The view from Defynnog, Powys, after heavy snow Image copyright Getty/AFP
Image caption The view from Defynnog, Powys, after heavy snow

As snow forecasted fails to materialise again, why is it so difficult to predict?

When rain is forecast it normally falls. When we are promised blue skies we can usually get out the sunglasses. But snow? Now that is a different story and so much harder to guarantee.

But why?

On Tuesday evening, up to 10cm (3.9in) of snow was predicted to fall in parts of Wales, with yellow warnings from the Met Office telling motorists of possible travel disruption.

But when curtains were drawn open on Wednesday morning, instead of being greeted by the crisp white stuff, the sight was of wet pavements.

So where were the predicted snow flurries and why was the forecast so wrong?

The Met Office admits forecasting snow "will always be a challenge" in the UK as there is often a "fine line between whether it will rain or snow". This means a difference in height or air mass can completely alter the outlook.

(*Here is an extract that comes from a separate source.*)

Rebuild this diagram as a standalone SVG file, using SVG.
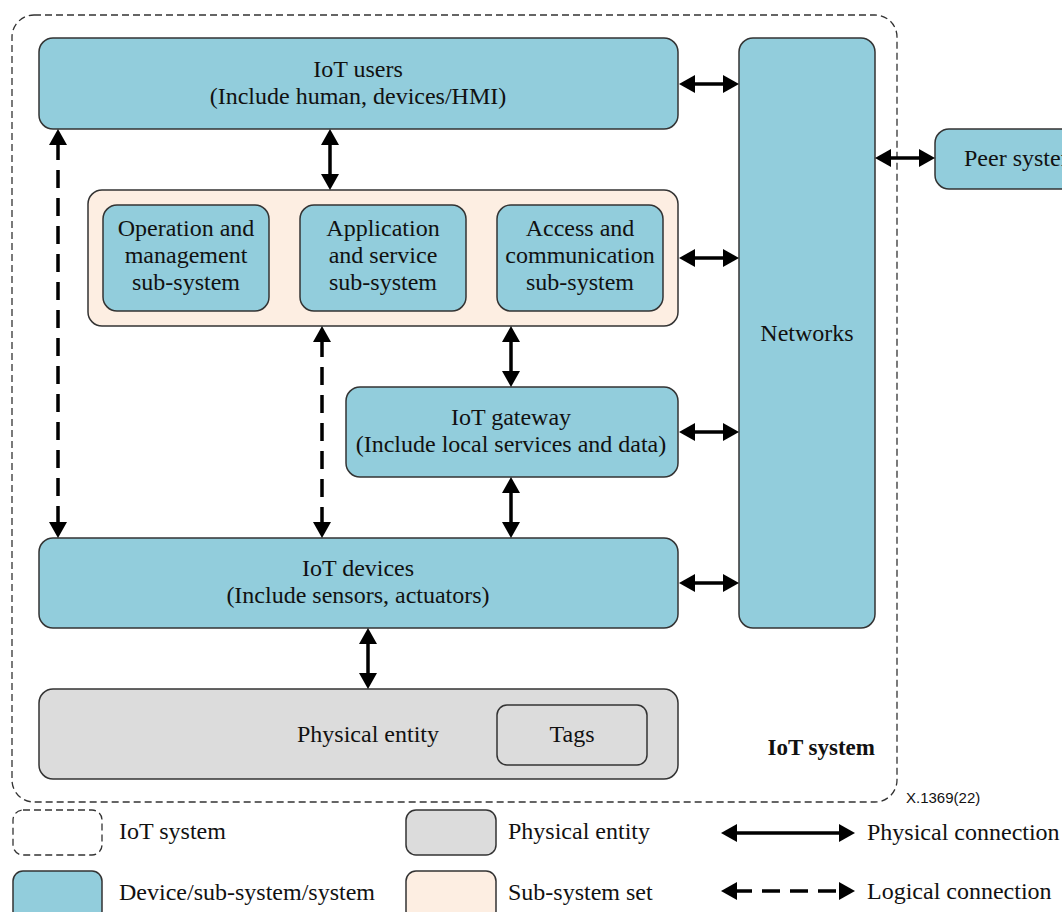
<svg xmlns="http://www.w3.org/2000/svg" width="1062" height="912" viewBox="0 0 1062 912">
<defs>
<marker id="ah" viewBox="0 0 16 18" refX="3" refY="9" markerWidth="16" markerHeight="18" markerUnits="userSpaceOnUse" orient="auto-start-reverse">
<path d="M0,0 L16,9 L0,18 Z" fill="#000"/>
</marker>
<style>
.dev{fill:#92CDDC;stroke:#333;stroke-width:1.5}
.set{fill:#FDEEE2;stroke:#333;stroke-width:1.5}
.phy{fill:#DCDCDC;stroke:#333;stroke-width:1.5}
.sys{fill:none;stroke:#333;stroke-width:1.3;stroke-dasharray:7 4}
.t{font-family:"Liberation Serif","Times New Roman",serif;font-size:24px;fill:#111;text-anchor:middle}
.l{font-family:"Liberation Serif","Times New Roman",serif;font-size:24px;fill:#111}
.c{stroke:#000;stroke-width:3.5;fill:none;marker-start:url(#ah);marker-end:url(#ah)}
.d{stroke-dasharray:18 10}
</style>
</defs>
<rect id="iot-system" class="sys" x="12" y="15" width="885" height="787" rx="22"/>
<text x="875" y="755" class="l" style="font-weight:bold;text-anchor:end;font-size:23px">IoT system</text>
<text x="906" y="803" style="font-family:'Liberation Sans',Arial,sans-serif;font-size:15px;fill:#111">X.1369(22)</text>

<g id="iot-users"><rect class="dev" x="39" y="38" width="639" height="91" rx="14"/>
<text class="t" x="358" y="77">IoT users</text><text class="t" x="358" y="104">(Include human, devices/HMI)</text></g>
<g id="networks"><rect class="dev" x="739" y="38" width="136" height="590" rx="14"/>
<text class="t" x="807" y="341">Networks</text></g>
<g id="peer-system"><rect class="dev" x="935" y="129" width="160" height="60" rx="14"/>
<text class="l" x="964" y="166">Peer system</text></g>
<g id="subsystem-set"><rect class="set" x="88" y="190" width="590" height="136" rx="14"/></g>
<g id="operation"><rect class="dev" x="103" y="205" width="166" height="106" rx="14"/>
<text class="t" x="186" y="236">Operation and</text><text class="t" x="186" y="263">management</text><text class="t" x="186" y="290">sub-system</text></g>
<g id="application"><rect class="dev" x="300" y="205" width="166" height="106" rx="14"/>
<text class="t" x="383" y="236">Application</text><text class="t" x="383" y="263">and service</text><text class="t" x="383" y="290">sub-system</text></g>
<g id="access"><rect class="dev" x="497" y="205" width="166" height="106" rx="14"/>
<text class="t" x="580" y="236">Access and</text><text class="t" x="580" y="263">communication</text><text class="t" x="580" y="290">sub-system</text></g>
<g id="iot-gateway"><rect class="dev" x="346" y="387" width="332" height="90" rx="14"/>
<text class="t" x="511" y="425">IoT gateway</text><text class="t" x="511" y="452">(Include local services and data)</text></g>
<g id="iot-devices"><rect class="dev" x="39" y="538" width="639" height="90" rx="14"/>
<text class="t" x="358" y="576">IoT devices</text><text class="t" x="358" y="603">(Include sensors, actuators)</text></g>
<g id="physical-entity"><rect class="phy" x="39" y="689" width="639" height="90" rx="14"/>
<text class="t" x="368" y="742">Physical entity</text></g>
<g id="tags"><rect class="phy" x="497" y="705" width="150" height="60" rx="10"/>
<text class="t" x="572" y="742">Tags</text></g>

<g id="connectors">
<line class="c" x1="692" y1="84" x2="726" y2="84"/>
<line class="c" x1="692" y1="258" x2="726" y2="258"/>
<line class="c" x1="692" y1="432" x2="726" y2="432"/>
<line class="c" x1="692" y1="583" x2="726" y2="583"/>
<line class="c" x1="888" y1="158" x2="922" y2="158"/>
<line class="c" x1="330" y1="142" x2="330" y2="177"/>
<line class="c" x1="511" y1="339" x2="511" y2="374"/>
<line class="c" x1="511" y1="490" x2="511" y2="525"/>
<line class="c" x1="368" y1="641" x2="368" y2="676"/>
<line class="c d" x1="58" y1="142" x2="58" y2="525"/>
<line class="c d" x1="322" y1="339" x2="322" y2="525"/>
</g>

<g id="legend">
<rect class="sys" x="13" y="810" width="89" height="45" rx="10"/>
<text class="l" x="119" y="839">IoT system</text>
<rect class="dev" x="13" y="871" width="89" height="50" rx="10"/>
<text class="l" x="119" y="900">Device/sub-system/system</text>
<rect class="phy" x="406" y="810" width="90" height="45" rx="10"/>
<text class="l" x="508" y="839">Physical entity</text>
<rect class="set" x="406" y="871" width="90" height="50" rx="10"/>
<text class="l" x="508" y="900">Sub-system set</text>
<line class="c" x1="734" y1="833" x2="842" y2="833"/>
<text class="l" x="867" y="840">Physical connection</text>
<line class="c d" x1="734" y1="891" x2="842" y2="891"/>
<text class="l" x="867" y="899">Logical connection</text>
</g>
</svg>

BBC weather presenter Rhian Haf said: "Predicting snow is harder than anything else.

"Most precipitation falls out of the sky as snow to start with, but it melts to rain."

Snow is more likely in higher areas as the temperature is cooler, meaning rain may fall as snow in mountainous areas giving the dusting of snow on peaks which is commonly seen at this time of year.

Equally, snow is less likely to fall in urban areas because of the warmer surroundings. In central London it will rain sometimes, while a relatively short way away just outside the M25 there is heavy snow.

"It only takes a tenth of a degree for it to be either rain or snow," said Rhian Haf.

"When we predict snow it will be falling somewhere, it is just hard to say whether it will be in one place or another."